§ **Task objective**:
Transcribe the listing that follows in full, omitting pictures.

## begin Data segment

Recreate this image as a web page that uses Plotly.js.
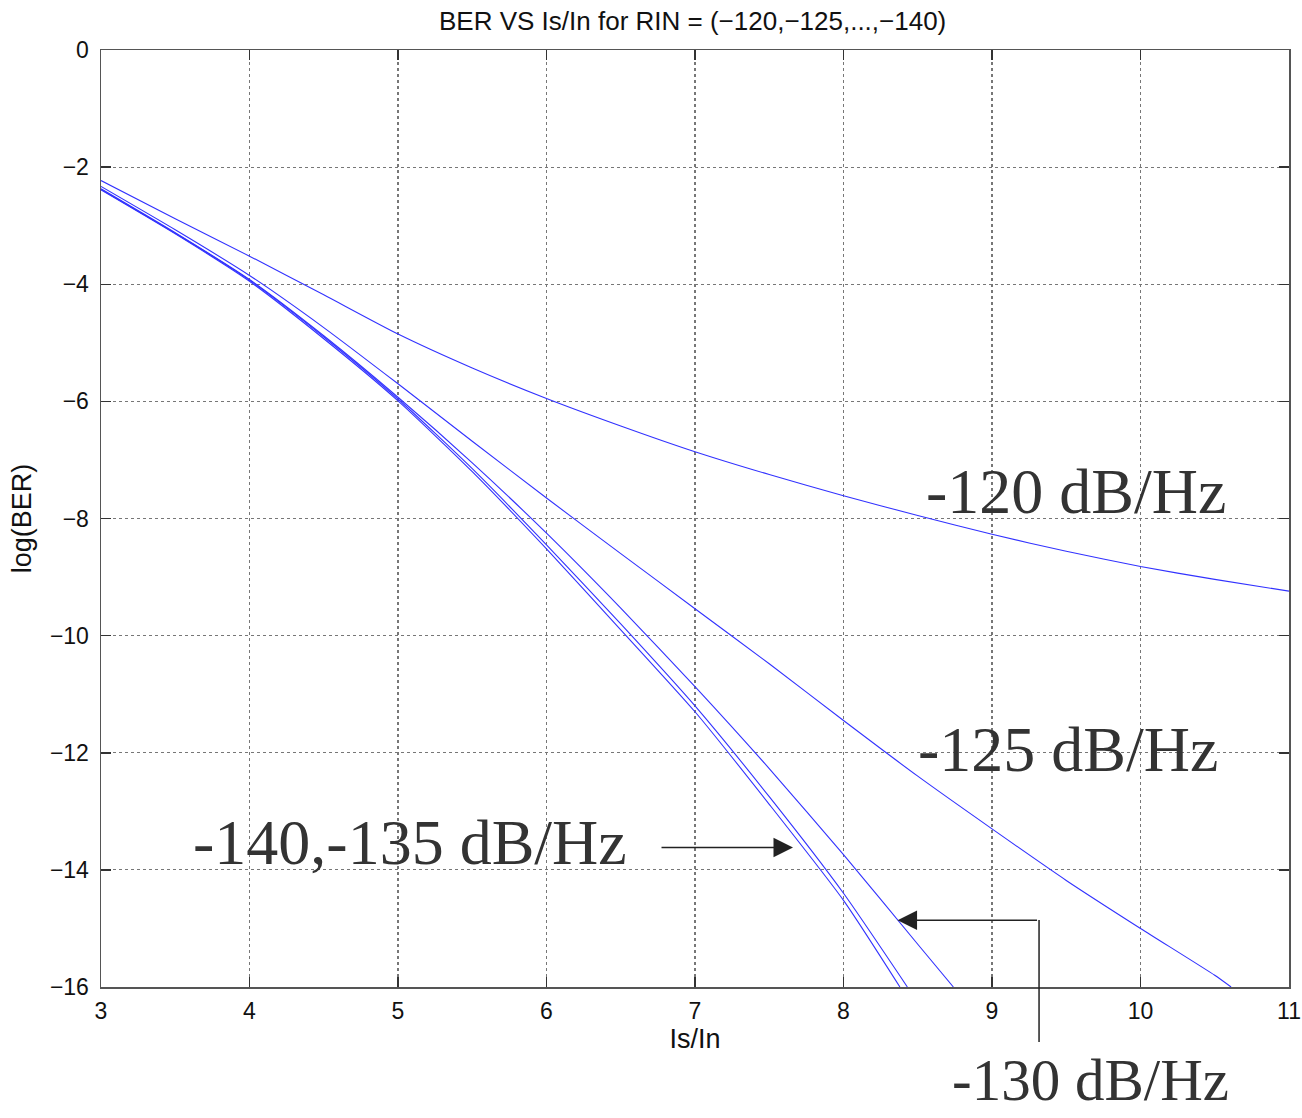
<!DOCTYPE html>
<html>
<head>
<meta charset="utf-8">
<script src="https://cdn.plot.ly/plotly-3.0.1.min.js"></script>
<style>
html,body{margin:0;padding:0;background:#fff;}
#chart{width:1302px;height:1118px;}
</style>
</head>
<body>
<div id="chart"></div>
<script>
// Is/In values and log(BER) for each RIN level
const xs120 = [3,3.5,4,4.5,5,5.5,6,6.5,7,7.5,8,8.5,9,9.5,10,10.5,11];
const ber120 = [-2.23,-2.88,-3.52,-4.18,-4.85,-5.43,-5.95,-6.42,-6.86,-7.25,-7.61,-7.95,-8.27,-8.56,-8.82,-9.04,-9.24];

const xs125 = [3,3.5,4,4.5,5,5.5,6,6.5,7,7.5,8,8.5,9,9.5,10,10.5,10.61];
const ber125 = [-2.33,-3.07,-3.85,-4.74,-5.70,-6.68,-7.65,-8.60,-9.54,-10.48,-11.45,-12.40,-13.30,-14.18,-15.00,-15.80,-16.0];

const xs130 = [3,3.5,4,4.5,5,5.5,6,6.5,7,7.5,8,8.5,8.74];
const ber130 = [-2.37,-3.12,-3.92,-4.88,-5.93,-7.05,-8.25,-9.53,-10.87,-12.27,-13.74,-15.27,-16.0];

const xs135 = [3,3.5,4,4.5,5,5.5,6,6.5,7,7.5,8,8.43];
const ber135 = [-2.38,-3.13,-3.93,-4.90,-5.96,-7.15,-8.45,-9.80,-11.20,-12.75,-14.40,-16.0];

const xs140 = [3,3.5,4,4.5,5,5.5,6,6.5,7,7.5,8,8.38];
const ber140 = [-2.39,-3.14,-3.95,-4.93,-5.99,-7.20,-8.52,-9.90,-11.30,-12.88,-14.52,-16.0];

const seriesNames = ['-120 dB/Hz','-125 dB/Hz','-130 dB/Hz','-135 dB/Hz','-140 dB/Hz'];
const xTicks = [3,4,5,6,7,8,9,10,11];
const yTicks = [0,-2,-4,-6,-8,-10,-12,-14,-16];

const titleText = 'BER VS Is/In for RIN = (\u2212120,\u2212125,...,\u2212140)';
const xTitle = 'Is/In';
const yTitle = 'log(BER)';
const label120 = '-120 dB/Hz';
const label125 = '-125 dB/Hz';
const label130 = '-130 dB/Hz';
const label135140 = '-140,-135 dB/Hz';

const lineStyle = {color:'rgb(50,50,255)', width:1.1, shape:'spline', smoothing:0.6};
const xsAll = [xs120, xs125, xs130, xs135, xs140];
const ysAll = [ber120, ber125, ber130, ber135, ber140];
const traces = xsAll.map((xs, i) => ({
  x: xs, y: ysAll[i], type:'scatter', mode:'lines', name: seriesNames[i],
  line: lineStyle, showlegend:false, hoverinfo:'x+y+name'
}));

const SANS = 'Liberation Sans, Arial, sans-serif';
const axisTitleFont = {family:SANS, size:27, color:'#111'};
const serifFont = {family:'Liberation Serif, Times New Roman, serif', size:64, color:'#333'};

const axisCommon = {
  showline:true, linecolor:'#555', linewidth:1.5, mirror:'allticks',
  ticks:'inside', ticklen:10, tickwidth:1.5, tickcolor:'#333',
  showgrid:true, gridcolor:'#777', griddash:'dot', gridwidth:1.2,
  zeroline:false, tickfont:{family:SANS, size:23, color:'#111'}
};

const layout = {
  width:1302, height:1118,
  margin:{l:101, r:13, t:50, b:131},
  paper_bgcolor:'#fff', plot_bgcolor:'#fff',
  title:{text:titleText, font:{family:SANS, size:26, color:'#111'}, x:0.532, xanchor:'center', y:0.981, yanchor:'middle'},
  xaxis: Object.assign({}, axisCommon, {
    range:[3,11], tickvals:xTicks, ticktext:xTicks.map(String), ticklabelstandoff:3,
    title:{text:xTitle, font:axisTitleFont, standoff:6}
  }),
  yaxis: Object.assign({}, axisCommon, {
    range:[-16,0], tickvals:yTicks, ticktext:yTicks.map(v => v===0 ? '0' : '\u2212'+Math.abs(v)), ticklabelstandoff:6,
    title:{text:yTitle, font:axisTitleFont, standoff:10}
  }),
  annotations:[
    {x:9.566, y:-7.54, xref:'x', yref:'y', text:label120, showarrow:false, font:serifFont, xanchor:'center', yanchor:'middle'},
    {x:9.51, y:-11.95, xref:'x', yref:'y', text:label125, showarrow:false, font:serifFont, xanchor:'center', yanchor:'middle'},
    {x:5.08, y:-13.54, xref:'x', yref:'y', text:label135140, showarrow:false, font:serifFont, xanchor:'center', yanchor:'middle'},
    {x:0.8325, y:-0.099, xref:'paper', yref:'paper', text:label130, showarrow:false, font:Object.assign({}, serifFont, {size:59}), xanchor:'center', yanchor:'middle'},
    // arrow to the -140/-135 pair
    {x:7.66, y:-13.62, xref:'x', yref:'y', text:'', showarrow:true, arrowhead:2, arrowsize:2.6, arrowwidth:1.5, arrowcolor:'#222', ax:-133, ay:0, standoff:0},
    // arrow to the -130 curve
    {x:8.364, y:-14.86, xref:'x', yref:'y', text:'', showarrow:true, arrowhead:2, arrowsize:2.6, arrowwidth:1.5, arrowcolor:'#222', ax:141, ay:0, standoff:0}
  ],
  shapes:[
    {type:'line', xref:'paper', yref:'paper', x0:0.7896, x1:0.7896, y0:0.0715, y1:-0.0587, line:{color:'#222', width:1.5}}
  ]
};

Plotly.newPlot('chart', traces, layout, {displayModeBar:false, staticPlot:true});
</script>
</body>
</html>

## end Data segment

§ **The solution**:
Recreate this image as a web page that uses Plotly.js.
<!DOCTYPE html>
<html>
<head>
<meta charset="utf-8">
<script src="https://cdn.plot.ly/plotly-3.0.1.min.js"></script>
<style>
html,body{margin:0;padding:0;background:#fff;}
#chart{width:1302px;height:1118px;}
</style>
</head>
<body>
<div id="chart"></div>
<script>
// Is/In values and log(BER) for each RIN level
const xs120 = [3,3.5,4,4.5,5,5.5,6,6.5,7,7.5,8,8.5,9,9.5,10,10.5,11];
const ber120 = [-2.23,-2.88,-3.52,-4.18,-4.85,-5.43,-5.95,-6.42,-6.86,-7.25,-7.61,-7.95,-8.27,-8.56,-8.82,-9.04,-9.24];

const xs125 = [3,3.5,4,4.5,5,5.5,6,6.5,7,7.5,8,8.5,9,9.5,10,10.5,10.61];
const ber125 = [-2.33,-3.07,-3.85,-4.74,-5.70,-6.68,-7.65,-8.60,-9.54,-10.48,-11.45,-12.40,-13.30,-14.18,-15.00,-15.80,-16.0];

const xs130 = [3,3.5,4,4.5,5,5.5,6,6.5,7,7.5,8,8.5,8.74];
const ber130 = [-2.37,-3.12,-3.92,-4.88,-5.93,-7.05,-8.25,-9.53,-10.87,-12.27,-13.74,-15.27,-16.0];

const xs135 = [3,3.5,4,4.5,5,5.5,6,6.5,7,7.5,8,8.43];
const ber135 = [-2.38,-3.13,-3.93,-4.90,-5.96,-7.15,-8.45,-9.80,-11.20,-12.75,-14.40,-16.0];

const xs140 = [3,3.5,4,4.5,5,5.5,6,6.5,7,7.5,8,8.38];
const ber140 = [-2.39,-3.14,-3.95,-4.93,-5.99,-7.20,-8.52,-9.90,-11.30,-12.88,-14.52,-16.0];

const seriesNames = ['-120 dB/Hz','-125 dB/Hz','-130 dB/Hz','-135 dB/Hz','-140 dB/Hz'];
const xTicks = [3,4,5,6,7,8,9,10,11];
const yTicks = [0,-2,-4,-6,-8,-10,-12,-14,-16];

const titleText = 'BER VS Is/In for RIN = (\u2212120,\u2212125,...,\u2212140)';
const xTitle = 'Is/In';
const yTitle = 'log(BER)';
const label120 = '-120 dB/Hz';
const label125 = '-125 dB/Hz';
const label130 = '-130 dB/Hz';
const label135140 = '-140,-135 dB/Hz';

const lineStyle = {color:'rgb(50,50,255)', width:1.1, shape:'spline', smoothing:0.6};
const xsAll = [xs120, xs125, xs130, xs135, xs140];
const ysAll = [ber120, ber125, ber130, ber135, ber140];
const traces = xsAll.map((xs, i) => ({
  x: xs, y: ysAll[i], type:'scatter', mode:'lines', name: seriesNames[i],
  line: lineStyle, showlegend:false, hoverinfo:'x+y+name'
}));

const SANS = 'Liberation Sans, Arial, sans-serif';
const axisTitleFont = {family:SANS, size:27, color:'#111'};
const serifFont = {family:'Liberation Serif, Times New Roman, serif', size:64, color:'#333'};

const axisCommon = {
  showline:true, linecolor:'#555', linewidth:1.5, mirror:'allticks',
  ticks:'inside', ticklen:10, tickwidth:1.5, tickcolor:'#333',
  showgrid:true, gridcolor:'#777', griddash:'dot', gridwidth:1.2,
  zeroline:false, tickfont:{family:SANS, size:23, color:'#111'}
};

const layout = {
  width:1302, height:1118,
  margin:{l:101, r:13, t:50, b:131},
  paper_bgcolor:'#fff', plot_bgcolor:'#fff',
  title:{text:titleText, font:{family:SANS, size:26, color:'#111'}, x:0.532, xanchor:'center', y:0.981, yanchor:'middle'},
  xaxis: Object.assign({}, axisCommon, {
    range:[3,11], tickvals:xTicks, ticktext:xTicks.map(String), ticklabelstandoff:3,
    title:{text:xTitle, font:axisTitleFont, standoff:6}
  }),
  yaxis: Object.assign({}, axisCommon, {
    range:[-16,0], tickvals:yTicks, ticktext:yTicks.map(v => v===0 ? '0' : '\u2212'+Math.abs(v)), ticklabelstandoff:6,
    title:{text:yTitle, font:axisTitleFont, standoff:10}
  }),
  annotations:[
    {x:9.566, y:-7.54, xref:'x', yref:'y', text:label120, showarrow:false, font:serifFont, xanchor:'center', yanchor:'middle'},
    {x:9.51, y:-11.95, xref:'x', yref:'y', text:label125, showarrow:false, font:serifFont, xanchor:'center', yanchor:'middle'},
    {x:5.08, y:-13.54, xref:'x', yref:'y', text:label135140, showarrow:false, font:serifFont, xanchor:'center', yanchor:'middle'},
    {x:0.8325, y:-0.099, xref:'paper', yref:'paper', text:label130, showarrow:false, font:Object.assign({}, serifFont, {size:59}), xanchor:'center', yanchor:'middle'},
    // arrow to the -140/-135 pair
    {x:7.66, y:-13.62, xref:'x', yref:'y', text:'', showarrow:true, arrowhead:2, arrowsize:2.6, arrowwidth:1.5, arrowcolor:'#222', ax:-133, ay:0, standoff:0},
    // arrow to the -130 curve
    {x:8.364, y:-14.86, xref:'x', yref:'y', text:'', showarrow:true, arrowhead:2, arrowsize:2.6, arrowwidth:1.5, arrowcolor:'#222', ax:141, ay:0, standoff:0}
  ],
  shapes:[
    {type:'line', xref:'paper', yref:'paper', x0:0.7896, x1:0.7896, y0:0.0715, y1:-0.0587, line:{color:'#222', width:1.5}}
  ]
};

Plotly.newPlot('chart', traces, layout, {displayModeBar:false, staticPlot:true});
</script>
</body>
</html>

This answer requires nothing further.